***** Data entries

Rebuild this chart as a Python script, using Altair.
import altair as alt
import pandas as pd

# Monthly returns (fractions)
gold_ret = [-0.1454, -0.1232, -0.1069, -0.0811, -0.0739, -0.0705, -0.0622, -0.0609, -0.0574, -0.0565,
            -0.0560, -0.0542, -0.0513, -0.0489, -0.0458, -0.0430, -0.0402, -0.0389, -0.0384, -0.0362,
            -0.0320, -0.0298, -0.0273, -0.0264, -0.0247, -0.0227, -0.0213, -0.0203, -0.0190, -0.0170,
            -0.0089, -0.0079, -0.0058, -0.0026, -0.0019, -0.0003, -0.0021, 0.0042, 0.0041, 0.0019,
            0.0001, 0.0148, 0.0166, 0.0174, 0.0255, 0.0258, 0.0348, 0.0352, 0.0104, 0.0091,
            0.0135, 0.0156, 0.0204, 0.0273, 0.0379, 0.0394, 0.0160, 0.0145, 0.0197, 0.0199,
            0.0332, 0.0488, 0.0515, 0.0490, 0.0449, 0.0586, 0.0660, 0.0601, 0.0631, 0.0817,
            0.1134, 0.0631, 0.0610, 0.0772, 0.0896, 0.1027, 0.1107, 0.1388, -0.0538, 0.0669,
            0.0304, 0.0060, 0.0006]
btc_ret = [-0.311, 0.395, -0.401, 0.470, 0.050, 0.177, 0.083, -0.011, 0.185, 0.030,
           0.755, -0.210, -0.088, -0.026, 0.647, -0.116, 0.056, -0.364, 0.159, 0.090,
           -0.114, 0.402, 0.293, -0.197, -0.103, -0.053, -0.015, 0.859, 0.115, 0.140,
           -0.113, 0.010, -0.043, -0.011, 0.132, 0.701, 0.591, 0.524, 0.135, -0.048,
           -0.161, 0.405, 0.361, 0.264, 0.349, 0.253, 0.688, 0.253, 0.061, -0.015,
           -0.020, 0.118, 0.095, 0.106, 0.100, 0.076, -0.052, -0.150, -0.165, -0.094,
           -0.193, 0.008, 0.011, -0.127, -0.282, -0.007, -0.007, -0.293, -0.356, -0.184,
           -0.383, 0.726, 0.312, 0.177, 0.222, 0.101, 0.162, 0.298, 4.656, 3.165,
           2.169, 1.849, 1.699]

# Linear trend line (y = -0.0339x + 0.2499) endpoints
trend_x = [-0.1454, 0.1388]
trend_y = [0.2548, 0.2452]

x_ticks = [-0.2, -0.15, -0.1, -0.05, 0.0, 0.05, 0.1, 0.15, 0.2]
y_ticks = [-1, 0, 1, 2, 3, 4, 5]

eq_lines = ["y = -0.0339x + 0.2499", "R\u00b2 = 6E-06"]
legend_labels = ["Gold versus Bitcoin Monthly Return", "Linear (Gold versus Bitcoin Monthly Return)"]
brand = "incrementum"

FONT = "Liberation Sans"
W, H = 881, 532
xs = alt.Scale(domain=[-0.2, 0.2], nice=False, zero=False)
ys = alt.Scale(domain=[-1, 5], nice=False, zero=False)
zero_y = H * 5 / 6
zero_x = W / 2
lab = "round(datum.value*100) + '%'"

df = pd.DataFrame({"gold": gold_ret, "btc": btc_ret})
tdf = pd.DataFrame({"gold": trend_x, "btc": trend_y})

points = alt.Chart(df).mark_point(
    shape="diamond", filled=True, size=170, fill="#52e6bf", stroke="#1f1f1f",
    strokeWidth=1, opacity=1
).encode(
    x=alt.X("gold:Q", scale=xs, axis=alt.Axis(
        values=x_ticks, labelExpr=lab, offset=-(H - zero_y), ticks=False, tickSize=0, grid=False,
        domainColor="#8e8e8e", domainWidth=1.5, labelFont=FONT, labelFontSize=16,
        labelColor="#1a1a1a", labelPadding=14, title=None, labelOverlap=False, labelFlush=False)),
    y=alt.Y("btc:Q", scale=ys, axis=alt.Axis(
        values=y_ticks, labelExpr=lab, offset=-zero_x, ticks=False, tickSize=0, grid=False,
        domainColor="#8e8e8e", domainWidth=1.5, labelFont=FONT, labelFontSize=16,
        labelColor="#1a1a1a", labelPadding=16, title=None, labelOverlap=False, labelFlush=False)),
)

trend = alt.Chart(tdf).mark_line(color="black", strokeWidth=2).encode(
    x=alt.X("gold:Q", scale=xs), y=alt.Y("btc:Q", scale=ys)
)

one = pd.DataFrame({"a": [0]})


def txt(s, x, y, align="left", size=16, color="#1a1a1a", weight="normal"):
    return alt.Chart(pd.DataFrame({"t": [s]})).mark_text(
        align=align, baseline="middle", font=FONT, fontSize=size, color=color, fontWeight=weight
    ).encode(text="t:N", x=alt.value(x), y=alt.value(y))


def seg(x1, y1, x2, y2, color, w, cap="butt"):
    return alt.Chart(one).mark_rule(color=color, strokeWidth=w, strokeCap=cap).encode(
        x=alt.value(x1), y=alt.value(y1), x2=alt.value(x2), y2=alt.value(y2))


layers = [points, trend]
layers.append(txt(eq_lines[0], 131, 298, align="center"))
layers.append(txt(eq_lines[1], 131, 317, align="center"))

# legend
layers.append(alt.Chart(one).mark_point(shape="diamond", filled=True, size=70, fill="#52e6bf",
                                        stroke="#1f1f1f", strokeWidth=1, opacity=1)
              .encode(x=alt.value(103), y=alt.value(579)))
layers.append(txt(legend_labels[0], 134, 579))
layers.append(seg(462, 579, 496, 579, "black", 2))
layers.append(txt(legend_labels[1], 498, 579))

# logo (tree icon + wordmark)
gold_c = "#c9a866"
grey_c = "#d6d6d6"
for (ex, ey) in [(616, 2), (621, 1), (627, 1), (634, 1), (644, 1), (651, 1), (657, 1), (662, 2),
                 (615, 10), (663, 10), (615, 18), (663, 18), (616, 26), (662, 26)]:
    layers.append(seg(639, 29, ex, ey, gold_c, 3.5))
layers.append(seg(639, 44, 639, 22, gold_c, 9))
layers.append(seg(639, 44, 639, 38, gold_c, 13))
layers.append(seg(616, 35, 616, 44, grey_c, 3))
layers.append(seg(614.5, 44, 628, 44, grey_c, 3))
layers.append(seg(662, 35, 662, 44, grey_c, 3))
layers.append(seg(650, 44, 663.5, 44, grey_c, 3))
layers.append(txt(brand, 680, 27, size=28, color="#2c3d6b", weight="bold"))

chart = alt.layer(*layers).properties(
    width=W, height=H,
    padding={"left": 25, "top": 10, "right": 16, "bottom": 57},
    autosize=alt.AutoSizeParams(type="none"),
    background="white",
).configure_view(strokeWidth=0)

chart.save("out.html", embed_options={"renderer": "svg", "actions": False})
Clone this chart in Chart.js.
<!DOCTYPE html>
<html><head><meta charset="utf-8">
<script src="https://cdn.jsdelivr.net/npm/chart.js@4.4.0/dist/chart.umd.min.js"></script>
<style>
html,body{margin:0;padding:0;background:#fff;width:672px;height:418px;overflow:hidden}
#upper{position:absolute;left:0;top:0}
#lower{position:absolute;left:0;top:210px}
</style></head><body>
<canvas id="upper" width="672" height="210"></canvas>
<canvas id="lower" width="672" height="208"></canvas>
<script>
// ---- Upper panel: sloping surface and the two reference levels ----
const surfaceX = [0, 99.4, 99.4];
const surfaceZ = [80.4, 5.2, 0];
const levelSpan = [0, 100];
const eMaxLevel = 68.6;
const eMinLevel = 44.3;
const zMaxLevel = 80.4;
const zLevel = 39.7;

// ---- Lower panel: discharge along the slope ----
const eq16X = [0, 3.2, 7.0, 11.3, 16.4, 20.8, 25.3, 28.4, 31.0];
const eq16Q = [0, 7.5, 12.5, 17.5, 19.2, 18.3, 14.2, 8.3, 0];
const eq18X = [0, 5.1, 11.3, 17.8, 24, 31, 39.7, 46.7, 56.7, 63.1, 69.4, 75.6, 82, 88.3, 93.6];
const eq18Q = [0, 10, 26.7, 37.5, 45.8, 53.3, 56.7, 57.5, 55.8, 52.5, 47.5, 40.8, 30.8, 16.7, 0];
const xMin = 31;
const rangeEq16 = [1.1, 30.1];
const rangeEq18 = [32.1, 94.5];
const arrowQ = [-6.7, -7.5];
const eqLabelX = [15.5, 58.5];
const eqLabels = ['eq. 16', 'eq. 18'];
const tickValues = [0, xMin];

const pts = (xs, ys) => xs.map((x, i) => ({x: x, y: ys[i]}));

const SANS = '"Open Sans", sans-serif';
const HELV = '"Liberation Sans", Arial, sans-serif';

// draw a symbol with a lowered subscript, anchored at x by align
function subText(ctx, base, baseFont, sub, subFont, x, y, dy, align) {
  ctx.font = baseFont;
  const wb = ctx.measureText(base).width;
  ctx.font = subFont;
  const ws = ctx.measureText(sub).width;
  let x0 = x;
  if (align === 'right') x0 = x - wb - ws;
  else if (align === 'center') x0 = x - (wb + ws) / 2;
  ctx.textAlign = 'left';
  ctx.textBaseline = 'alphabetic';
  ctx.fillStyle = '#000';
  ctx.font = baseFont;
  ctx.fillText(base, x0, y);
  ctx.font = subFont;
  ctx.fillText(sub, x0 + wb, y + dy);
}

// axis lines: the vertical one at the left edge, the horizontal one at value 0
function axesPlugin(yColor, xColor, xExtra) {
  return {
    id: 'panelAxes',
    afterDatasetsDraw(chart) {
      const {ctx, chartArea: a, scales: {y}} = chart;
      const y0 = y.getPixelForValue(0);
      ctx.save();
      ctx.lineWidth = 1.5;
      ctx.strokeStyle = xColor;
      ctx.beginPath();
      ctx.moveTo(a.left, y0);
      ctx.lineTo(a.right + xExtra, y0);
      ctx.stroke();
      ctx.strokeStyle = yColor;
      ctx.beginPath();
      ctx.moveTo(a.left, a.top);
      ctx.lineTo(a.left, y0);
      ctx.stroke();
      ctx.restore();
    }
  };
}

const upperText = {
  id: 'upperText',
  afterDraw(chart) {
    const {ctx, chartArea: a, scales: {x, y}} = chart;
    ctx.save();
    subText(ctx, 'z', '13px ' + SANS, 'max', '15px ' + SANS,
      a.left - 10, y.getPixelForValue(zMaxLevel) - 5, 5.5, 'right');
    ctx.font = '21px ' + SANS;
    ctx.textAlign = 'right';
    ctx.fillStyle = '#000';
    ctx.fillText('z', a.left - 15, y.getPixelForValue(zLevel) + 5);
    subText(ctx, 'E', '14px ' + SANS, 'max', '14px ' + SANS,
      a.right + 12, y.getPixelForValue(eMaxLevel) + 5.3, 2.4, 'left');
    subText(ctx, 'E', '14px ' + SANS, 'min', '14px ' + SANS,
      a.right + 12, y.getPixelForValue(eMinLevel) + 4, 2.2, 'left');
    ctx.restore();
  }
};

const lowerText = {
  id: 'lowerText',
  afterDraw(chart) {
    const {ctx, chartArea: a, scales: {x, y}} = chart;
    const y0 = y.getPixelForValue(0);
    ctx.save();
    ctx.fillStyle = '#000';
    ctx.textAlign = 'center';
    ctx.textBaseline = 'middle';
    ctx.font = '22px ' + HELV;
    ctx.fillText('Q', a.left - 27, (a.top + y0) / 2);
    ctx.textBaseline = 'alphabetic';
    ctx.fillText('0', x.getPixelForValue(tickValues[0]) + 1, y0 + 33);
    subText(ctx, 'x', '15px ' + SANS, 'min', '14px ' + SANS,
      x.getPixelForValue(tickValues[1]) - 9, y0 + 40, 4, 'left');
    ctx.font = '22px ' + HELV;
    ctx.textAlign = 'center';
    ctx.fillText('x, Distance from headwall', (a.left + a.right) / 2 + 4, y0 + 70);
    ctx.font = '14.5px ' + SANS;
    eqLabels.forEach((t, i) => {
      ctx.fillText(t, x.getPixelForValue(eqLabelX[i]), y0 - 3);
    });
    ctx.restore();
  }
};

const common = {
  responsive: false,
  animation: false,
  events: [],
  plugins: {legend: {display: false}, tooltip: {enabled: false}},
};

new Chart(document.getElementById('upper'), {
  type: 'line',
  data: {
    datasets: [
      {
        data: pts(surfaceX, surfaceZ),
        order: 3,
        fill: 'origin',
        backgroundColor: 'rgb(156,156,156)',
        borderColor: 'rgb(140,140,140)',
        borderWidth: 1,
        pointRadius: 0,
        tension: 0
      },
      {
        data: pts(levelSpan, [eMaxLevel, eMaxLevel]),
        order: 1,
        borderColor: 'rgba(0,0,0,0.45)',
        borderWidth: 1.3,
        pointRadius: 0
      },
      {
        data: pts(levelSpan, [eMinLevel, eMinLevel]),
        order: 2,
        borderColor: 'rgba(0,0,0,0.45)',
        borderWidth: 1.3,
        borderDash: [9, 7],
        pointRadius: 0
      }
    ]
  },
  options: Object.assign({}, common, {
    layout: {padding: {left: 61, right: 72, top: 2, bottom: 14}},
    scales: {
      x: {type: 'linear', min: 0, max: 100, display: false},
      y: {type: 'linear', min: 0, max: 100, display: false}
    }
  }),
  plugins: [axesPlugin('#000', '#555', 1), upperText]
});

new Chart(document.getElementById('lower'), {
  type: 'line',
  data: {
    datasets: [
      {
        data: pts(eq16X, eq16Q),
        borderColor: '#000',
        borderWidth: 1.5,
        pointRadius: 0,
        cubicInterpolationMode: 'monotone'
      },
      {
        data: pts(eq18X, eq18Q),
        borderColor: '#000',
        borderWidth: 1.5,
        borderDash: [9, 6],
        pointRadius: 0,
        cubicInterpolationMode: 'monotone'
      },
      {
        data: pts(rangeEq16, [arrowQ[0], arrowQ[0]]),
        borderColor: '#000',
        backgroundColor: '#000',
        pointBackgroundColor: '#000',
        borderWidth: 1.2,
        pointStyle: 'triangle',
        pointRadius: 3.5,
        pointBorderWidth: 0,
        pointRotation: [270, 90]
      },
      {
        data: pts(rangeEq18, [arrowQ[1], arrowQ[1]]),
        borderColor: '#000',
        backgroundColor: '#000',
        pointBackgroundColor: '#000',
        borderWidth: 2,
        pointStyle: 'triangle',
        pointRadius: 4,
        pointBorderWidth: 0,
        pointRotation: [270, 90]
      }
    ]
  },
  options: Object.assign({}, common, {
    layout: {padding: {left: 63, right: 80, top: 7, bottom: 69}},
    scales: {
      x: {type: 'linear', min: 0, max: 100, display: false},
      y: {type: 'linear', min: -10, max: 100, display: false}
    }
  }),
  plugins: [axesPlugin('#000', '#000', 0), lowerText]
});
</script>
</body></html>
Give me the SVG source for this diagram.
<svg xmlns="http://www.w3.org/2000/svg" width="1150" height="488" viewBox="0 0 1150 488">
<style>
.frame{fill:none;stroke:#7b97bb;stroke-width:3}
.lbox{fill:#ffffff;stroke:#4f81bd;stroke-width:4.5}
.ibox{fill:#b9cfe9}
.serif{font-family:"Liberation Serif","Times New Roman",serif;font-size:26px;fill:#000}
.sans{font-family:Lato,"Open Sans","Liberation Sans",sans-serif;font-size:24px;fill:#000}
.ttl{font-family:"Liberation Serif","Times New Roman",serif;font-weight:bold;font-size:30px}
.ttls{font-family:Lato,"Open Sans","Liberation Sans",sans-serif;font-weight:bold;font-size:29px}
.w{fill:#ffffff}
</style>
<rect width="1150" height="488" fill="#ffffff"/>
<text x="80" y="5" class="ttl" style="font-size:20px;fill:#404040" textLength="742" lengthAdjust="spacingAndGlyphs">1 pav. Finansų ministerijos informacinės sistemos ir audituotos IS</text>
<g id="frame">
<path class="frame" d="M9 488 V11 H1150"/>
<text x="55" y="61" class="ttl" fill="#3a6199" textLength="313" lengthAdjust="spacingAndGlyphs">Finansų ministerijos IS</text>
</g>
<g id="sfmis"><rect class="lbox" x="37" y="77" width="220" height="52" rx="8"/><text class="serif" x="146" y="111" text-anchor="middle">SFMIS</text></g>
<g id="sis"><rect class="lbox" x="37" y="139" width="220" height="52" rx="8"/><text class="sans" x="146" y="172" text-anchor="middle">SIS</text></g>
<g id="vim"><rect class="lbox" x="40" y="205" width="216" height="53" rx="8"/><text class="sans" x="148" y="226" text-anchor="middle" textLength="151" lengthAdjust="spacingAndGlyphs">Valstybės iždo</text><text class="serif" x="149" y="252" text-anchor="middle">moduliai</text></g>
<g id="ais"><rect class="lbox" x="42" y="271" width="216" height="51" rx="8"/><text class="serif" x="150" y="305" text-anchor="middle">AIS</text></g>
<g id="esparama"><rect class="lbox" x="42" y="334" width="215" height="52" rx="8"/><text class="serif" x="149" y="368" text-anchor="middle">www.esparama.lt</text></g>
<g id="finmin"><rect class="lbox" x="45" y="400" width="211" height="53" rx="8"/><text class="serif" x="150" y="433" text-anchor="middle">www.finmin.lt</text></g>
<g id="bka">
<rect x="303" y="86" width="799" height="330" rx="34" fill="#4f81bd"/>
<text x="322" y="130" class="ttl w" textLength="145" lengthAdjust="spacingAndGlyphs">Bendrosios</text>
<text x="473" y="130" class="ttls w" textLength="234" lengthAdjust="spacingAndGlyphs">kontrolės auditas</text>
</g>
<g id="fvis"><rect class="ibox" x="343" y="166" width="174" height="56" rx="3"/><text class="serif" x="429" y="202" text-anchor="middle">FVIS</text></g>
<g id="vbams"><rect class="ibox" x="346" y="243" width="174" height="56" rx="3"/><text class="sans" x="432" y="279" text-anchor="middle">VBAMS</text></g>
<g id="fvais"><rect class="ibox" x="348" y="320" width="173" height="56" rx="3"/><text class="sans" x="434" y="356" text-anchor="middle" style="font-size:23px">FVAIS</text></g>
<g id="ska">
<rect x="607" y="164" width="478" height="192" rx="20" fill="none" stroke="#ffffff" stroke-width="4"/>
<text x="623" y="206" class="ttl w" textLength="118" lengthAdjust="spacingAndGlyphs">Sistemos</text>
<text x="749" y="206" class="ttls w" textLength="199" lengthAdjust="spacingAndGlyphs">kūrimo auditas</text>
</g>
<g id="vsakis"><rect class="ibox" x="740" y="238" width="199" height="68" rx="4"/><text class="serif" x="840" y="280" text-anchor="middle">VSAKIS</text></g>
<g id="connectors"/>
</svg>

**********

### What is expected
Set down each line of the material verbatim, from the first line through the line that contains "import pandas as pd".

### Written answer
Rebuild this chart as a Python script, using Altair.
import altair as alt
import pandas as pd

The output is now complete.